My Singaporean lady friends and I have an insatiable appetite for lobster. Here in New York, we make it a point to do our in-house 'clambake' at least once a year. Last night was our first for 2012. I was enticed by the $11 per lobster sale at Pisacane and therefore, rallied my niece and my dining companion to come over. Alas, by the time I got up from my afternoon nap, the $11 lobsters were gone and I had to pay the full price.

Undeterred, we went through with dinner. The high point for such lobster boils is the actual dunking of the live lobsters into the pot of scalding water, heavily seasoned with Old Bay. This time, the 2 pounders got a tad aggressive, tried to snap, jerked a bit, foamed at the mouth. Luckily, their claws and pincers were restrained by the rubber bands that add on to the flavor of the stock. My friend Peggy would ask each time, if I had heard a squeak. Someone had mentioned that lobsters make a sound when they drown in the boiling water. No such drama.
Yet, this time around, the lobsters' stronger struggle made me feel somewhat bad. I was about to partake of such a decadent, butter-loaded, high cholesterol meal at the expense of sea creatures dying on the spot, in my kitchen.
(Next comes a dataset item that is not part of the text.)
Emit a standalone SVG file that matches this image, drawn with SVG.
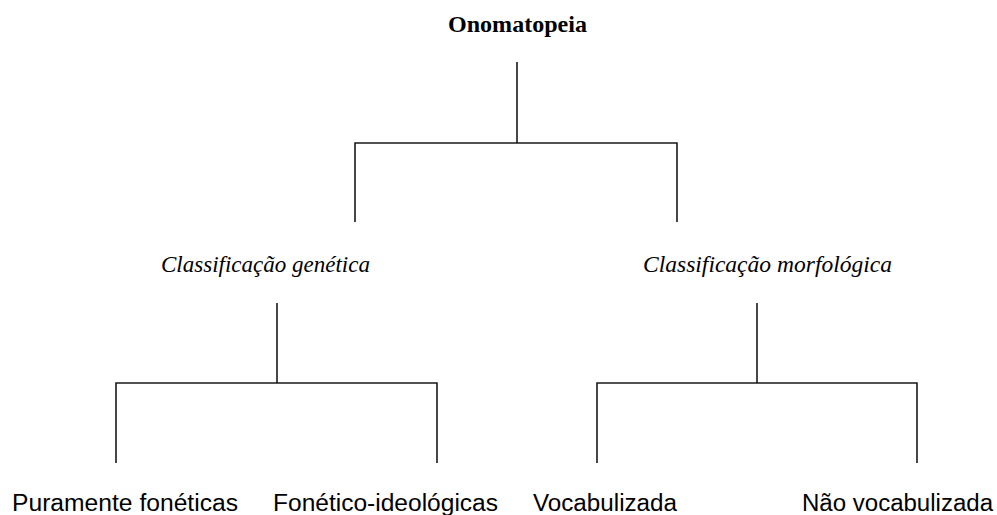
<svg xmlns="http://www.w3.org/2000/svg" width="997" height="515" viewBox="0 0 997 515">
<style>
.ln{stroke:#1a1a1a;stroke-width:1.6;fill:none}
.t0{font-family:"Liberation Serif",serif;font-weight:bold;font-size:23px;fill:#000}
.t1{font-family:"Liberation Serif",serif;font-style:italic;font-size:23px;fill:#000}
.t2{font-family:"Liberation Sans",sans-serif;font-size:23px;fill:#000}
</style>
<rect width="997" height="515" fill="#fff"/>
<g id="connectors">
<path class="ln" d="M517 62V143M355 222V143H677V222"/>
<path class="ln" d="M277 303V383M116 463V383H437V463"/>
<path class="ln" d="M757 303V383M597 463V383H917V463"/>
</g>
<g id="root"><text class="t0" x="517.5" y="32" text-anchor="middle" textLength="139" lengthAdjust="spacingAndGlyphs">Onomatopeia</text></g>
<g id="genetica"><text class="t1" x="265.5" y="272" text-anchor="middle" textLength="209" lengthAdjust="spacingAndGlyphs">Classificação genética</text></g>
<g id="morfologica"><text class="t1" x="767.5" y="272" text-anchor="middle" textLength="249" lengthAdjust="spacingAndGlyphs">Classificação morfológica</text></g>
<g id="puramente"><text class="t2" x="125" y="511" text-anchor="middle" textLength="226" lengthAdjust="spacingAndGlyphs">Puramente fonéticas</text></g>
<g id="fonetico"><text class="t2" x="385.5" y="511" text-anchor="middle" textLength="225" lengthAdjust="spacingAndGlyphs">Fonético-ideológicas</text></g>
<g id="vocabulizada"><text class="t2" x="605" y="511" text-anchor="middle" textLength="144" lengthAdjust="spacingAndGlyphs">Vocabulizada</text></g>
<g id="naovocabulizada"><text class="t2" x="897.5" y="511" text-anchor="middle" textLength="191" lengthAdjust="spacingAndGlyphs">Não vocabulizada</text></g>
</svg>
All this reminded me of the types of live ingredients I have witnessed become main meals soon after. There's the story of the Christmas turkey that gurgled the whole night in the backyard. It had arrived late in the night boxed up in my father's car. Then there was another time my father came home with another box.....which later revealed jumping frogs sent over from Indonesia. My father seemed like a bad Santa full of frightful animals.
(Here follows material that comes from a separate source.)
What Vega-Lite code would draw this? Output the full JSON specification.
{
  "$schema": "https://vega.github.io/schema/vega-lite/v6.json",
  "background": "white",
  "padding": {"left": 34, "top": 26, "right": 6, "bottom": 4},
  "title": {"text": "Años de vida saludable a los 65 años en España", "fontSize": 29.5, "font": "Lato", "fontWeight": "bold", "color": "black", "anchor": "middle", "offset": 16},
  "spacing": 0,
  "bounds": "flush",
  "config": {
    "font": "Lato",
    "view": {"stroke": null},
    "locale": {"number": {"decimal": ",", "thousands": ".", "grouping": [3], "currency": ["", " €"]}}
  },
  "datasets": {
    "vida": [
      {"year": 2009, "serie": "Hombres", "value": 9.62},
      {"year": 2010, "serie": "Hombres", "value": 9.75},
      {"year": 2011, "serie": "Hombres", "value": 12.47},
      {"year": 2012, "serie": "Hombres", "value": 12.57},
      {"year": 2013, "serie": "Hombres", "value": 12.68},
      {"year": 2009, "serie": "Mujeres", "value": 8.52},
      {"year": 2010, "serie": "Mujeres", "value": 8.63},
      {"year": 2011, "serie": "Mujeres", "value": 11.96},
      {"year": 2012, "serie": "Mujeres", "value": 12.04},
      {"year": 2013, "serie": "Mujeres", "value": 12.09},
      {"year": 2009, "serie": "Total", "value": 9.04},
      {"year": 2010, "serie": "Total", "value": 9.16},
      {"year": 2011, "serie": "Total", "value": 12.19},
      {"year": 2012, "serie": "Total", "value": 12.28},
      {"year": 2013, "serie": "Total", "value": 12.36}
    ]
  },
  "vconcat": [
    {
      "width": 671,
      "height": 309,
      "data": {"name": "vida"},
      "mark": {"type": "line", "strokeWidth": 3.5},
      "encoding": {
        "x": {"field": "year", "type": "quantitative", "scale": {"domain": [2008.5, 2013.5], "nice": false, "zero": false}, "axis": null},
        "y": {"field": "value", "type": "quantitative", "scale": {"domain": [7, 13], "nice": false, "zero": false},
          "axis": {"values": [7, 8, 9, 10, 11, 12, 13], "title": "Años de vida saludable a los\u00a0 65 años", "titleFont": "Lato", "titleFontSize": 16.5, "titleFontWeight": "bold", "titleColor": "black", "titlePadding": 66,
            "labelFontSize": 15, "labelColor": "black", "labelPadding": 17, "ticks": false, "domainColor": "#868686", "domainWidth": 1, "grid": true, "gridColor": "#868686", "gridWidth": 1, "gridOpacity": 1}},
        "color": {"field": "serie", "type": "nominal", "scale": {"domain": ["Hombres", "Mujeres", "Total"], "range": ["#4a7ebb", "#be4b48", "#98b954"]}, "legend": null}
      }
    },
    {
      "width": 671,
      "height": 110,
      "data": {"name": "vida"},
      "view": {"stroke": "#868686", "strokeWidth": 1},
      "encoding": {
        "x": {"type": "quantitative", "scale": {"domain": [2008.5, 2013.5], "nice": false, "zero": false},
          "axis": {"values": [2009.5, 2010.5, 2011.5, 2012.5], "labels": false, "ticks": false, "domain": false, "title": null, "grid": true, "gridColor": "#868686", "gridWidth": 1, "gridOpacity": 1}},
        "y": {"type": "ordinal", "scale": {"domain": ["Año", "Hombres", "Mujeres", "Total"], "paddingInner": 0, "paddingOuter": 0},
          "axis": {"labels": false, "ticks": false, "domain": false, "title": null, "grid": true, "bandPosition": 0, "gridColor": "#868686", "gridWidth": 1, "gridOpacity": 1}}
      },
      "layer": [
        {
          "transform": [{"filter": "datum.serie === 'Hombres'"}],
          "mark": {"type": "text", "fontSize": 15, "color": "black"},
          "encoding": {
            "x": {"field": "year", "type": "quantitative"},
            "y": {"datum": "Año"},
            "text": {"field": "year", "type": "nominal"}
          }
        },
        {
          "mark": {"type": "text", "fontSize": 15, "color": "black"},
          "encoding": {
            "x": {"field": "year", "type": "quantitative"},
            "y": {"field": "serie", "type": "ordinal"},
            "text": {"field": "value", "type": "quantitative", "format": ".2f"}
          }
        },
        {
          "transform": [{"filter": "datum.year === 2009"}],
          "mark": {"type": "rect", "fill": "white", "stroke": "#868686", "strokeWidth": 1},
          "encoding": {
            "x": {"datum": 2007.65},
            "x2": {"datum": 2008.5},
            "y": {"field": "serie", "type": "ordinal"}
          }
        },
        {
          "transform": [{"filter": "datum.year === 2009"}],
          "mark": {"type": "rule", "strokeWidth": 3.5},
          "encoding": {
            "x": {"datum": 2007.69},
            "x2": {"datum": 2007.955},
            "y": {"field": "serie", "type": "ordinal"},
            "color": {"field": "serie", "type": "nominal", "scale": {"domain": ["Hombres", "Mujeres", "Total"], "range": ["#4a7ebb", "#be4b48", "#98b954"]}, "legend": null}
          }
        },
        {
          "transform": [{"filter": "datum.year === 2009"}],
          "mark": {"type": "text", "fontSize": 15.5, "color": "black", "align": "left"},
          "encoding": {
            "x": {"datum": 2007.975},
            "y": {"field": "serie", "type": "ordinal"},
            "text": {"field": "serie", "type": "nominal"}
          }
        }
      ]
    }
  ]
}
My most memorable experience was of course, Hanky and Panky. These were chicks I had picked out in an egg store (or something like that), around the time that I was learning about the life cycle of chickens at school. Hanky and Panky were later sent off to live with our maid because the neighborhood stray cat had set his eyes on them. The chicks matured, only to come back to my home as chicken curry served up during Chinese New Year. My mother did indeed commission the slaughter of live chickens at the back of our house, in the wash area. Sometimes, one could hear the screaming chicken being executed. Family legend has it that one tried to escape with its head dangling halfway off its neck. Talk about a headless chicken.
Another time, I witnessed the maid coming out to the front porch with a bag of bloody poultry. Apparently, the just-slaughtered chickens had been rejected by my mother for being too skinny for Chinese New Year.

Wet markets were even worse. I hated passing through this narrow passageway in Siglap market because it cornered the cages of chickens sitting beside the huge tanks of boiling water used for 'the process'. You could only sense the screaming the entire time and the stench of blood and guts pervading the humid air. And let's not forget those famous fish tanks in many Chinese restaurants. Kids would love to see the jumping shrimp caught in the net. I would instead monitor the fat fish bellying up. When I lived in Beijing, the most awful part was having to pass by the tanks of grass snakes greeting you at the front of the restaurant. Considered a delicacy at wintertime, I did not need those 'Indiana Jones' moments to contend with, given my phobia of snakes.

All the stuff we live to eat. Perhaps, I should have written this for Halloween.